Initially, he did not have enough workers or sewing machines to meet soaring demand, but he was able to contract out his orders. “This is an industrial cluster,” he said. “At peak periods, more than a dozen factories helped us make masks. The co-operation among factories here is fantastic . . . We also supported nearby printing factories. Hundreds of workers were able to keep their jobs.”

ZCT Industry had more Trump orders at first, but Biden masks are making a comeback. “We sold more Biden than Trump masks over the last two months,” Mr. Wang said.

Similar economies of scale are at work in Yiwu. “It makes a difference paying your supplier one cent less per piece if you have a big enough order,” said Zhang Guolu, whose factory makes pro-Trump banners.

Xu Hongjie, another Yiwu factory owner who also made Trump banners for the 2016 campaign, said his profits are thinning. He charges Rmb6 per piece, the same price he received four years ago, even though his production costs have risen more than 25 percent during the course of Mr. Trump’s first term in office.

“We don’t have the pricing power,” admits Mr. Xu, who makes 20 cents in profit for every “Keep America Great” banner he sells. “All we can do is try to control costs.”
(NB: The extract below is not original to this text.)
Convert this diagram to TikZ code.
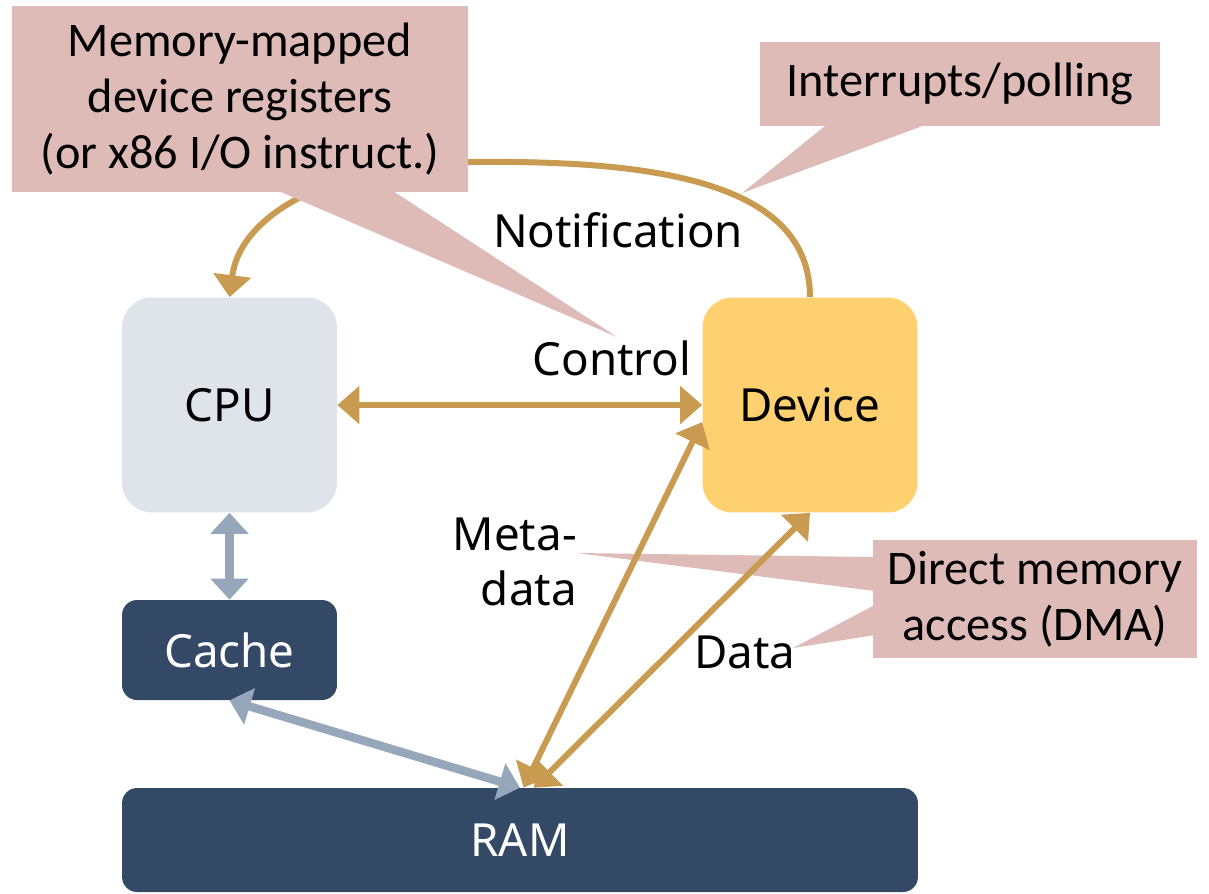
\documentclass[tikz,border=0pt]{standalone}
\usepackage{fontspec}
\setmainfont{Noto Sans}
\newfontfamily\notefont{Carlito}
\usepackage{tikz}
\usetikzlibrary{arrows.meta, positioning, calc}
\usepackage{xcolor}

\definecolor{cpugray}{RGB}{223,227,234}
\definecolor{devyellow}{RGB}{254,208,111}
\definecolor{memblue}{RGB}{52,73,101}
\definecolor{busgold}{RGB}{200,155,80}
\definecolor{linkgray}{RGB}{151,167,187}
\definecolor{notepink}{RGB}{223,187,183}

\begin{document}
\begin{tikzpicture}[x=0.02cm, y=-0.02cm,
		unit/.style={rounded corners=0.6cm, minimum width=4.3cm, minimum height=4.3cm, font=\fontsize{26}{30}\selectfont},
		mem/.style={fill=memblue, text=white, rounded corners=0.3cm, font=\fontsize{26}{30}\selectfont},
		note/.style={fill=notepink, align=center, font=\notefont\fontsize{27.5}{32}\selectfont},
		wire/.style={busgold, line width=0.12cm, {Triangle[width=0.74cm, length=0.44cm]}-{Triangle[width=0.74cm, length=0.44cm]}},
		link/.style={linkgray, line width=0.17cm, {Triangle[width=0.74cm, length=0.42cm]}-{Triangle[width=0.74cm, length=0.42cm]}},
		lbl/.style={font=\fontsize{26}{31}\selectfont}]
			% Page frame
			\useasboundingbox (0,0) rectangle (1209,893);
			
			% Draw the components
			\node[unit, fill=cpugray] (CPU) at (229.5,405) {CPU};
			\node[unit, fill=devyellow] (Device) at (810,405) {Device};
			\node[mem, minimum width=4.3cm, minimum height=2cm] (Cache) at (229.5,650) {Cache};
			\node[mem, minimum width=15.92cm, minimum height=2.08cm] (RAM) at (520,840) {RAM};
			
			% DMA callout (sits below the arrows)
			\node[note, minimum width=6.48cm, minimum height=2.36cm] (DMA) at (1035,599) {Direct memory\\access (DMA)};
			\coordinate (MetaTip) at (577,553);
			\coordinate (DataTip) at (793,648);
			\fill[notepink] ($(DMA.west)+(2,-42)$) -- (MetaTip) -- ($(DMA.west)+(2,-8)$) -- cycle;
			\fill[notepink] ($(DMA.west)+(2,6)$) -- (DataTip) -- ($(DMA.west)+(2,36)$) -- cycle;
			
			% Draw the connections
			\draw[link] (CPU.south) -- (Cache.north);
			\draw[link] (Cache.south) -- (RAM.north);
			\draw[wire] (CPU.east) -- (Device.west);
			\draw[wire] ([xshift=2]RAM.north) -- (Device.189);
			\draw[wire] ([xshift=8]RAM.north) -- (Device.south);
			\draw[busgold, line width=0.12cm, -{Triangle[width=0.74cm, length=0.44cm]}]
				(Device.north) .. controls (810,180) and (650,160) .. (470,162)
				.. controls (330,163) and (240,215) .. (CPU.north);
			
			% Add the labels
			\node[lbl] (notif) at (618,230) {Notification};
			\node[lbl] (ctrl) at (612,358) {Control};
			\node[lbl, align=right, anchor=east] (meta) at (583,562) {Meta-\\data};
			\node[lbl] (data) at (745,652) {Data};
			
			% Register callout
			\node[note, minimum width=9.12cm, minimum height=3.72cm] (MMIO) at (240,99) {Memory-mapped\\device registers\\(or x86 I/O instruct.)};
			\coordinate (CtrlTip) at (617,337);
			\fill[notepink] ($(MMIO.south)+(37,-2)$) -- (CtrlTip) -- ($(MMIO.south)+(152,-2)$) -- cycle;
			
			% Interrupt callout
			\node[note, minimum width=8cm, minimum height=1.68cm] (IRQ) at (960,84) {Interrupts/polling};
			\coordinate (IrqTip) at (742,193);
			\fill[notepink] ($(IRQ.south)+(-133,-2)$) -- (IrqTip) -- ($(IRQ.south)+(-33,-2)$) -- cycle;
		\end{tikzpicture}
\end{document}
Another challenge is the tariffs Mr. Trump imposed on Chinese exports during his 18-month trade war, which were paused in January with a “phase 1” trade deal. Campaign-product exporters still face a punitive 25 percent tariff. Merchants in Yiwu canvassed by the FT said they were generally willing to absorb 5-10 percent of the extra cost.

The Chinese manufacturers also appreciate that US presidential campaigns that have proved such a financial boon do not last forever. “When will the election end?” asked Mr. Wang at ZCT Industry, worried he might be left with a big backlog of unsold products.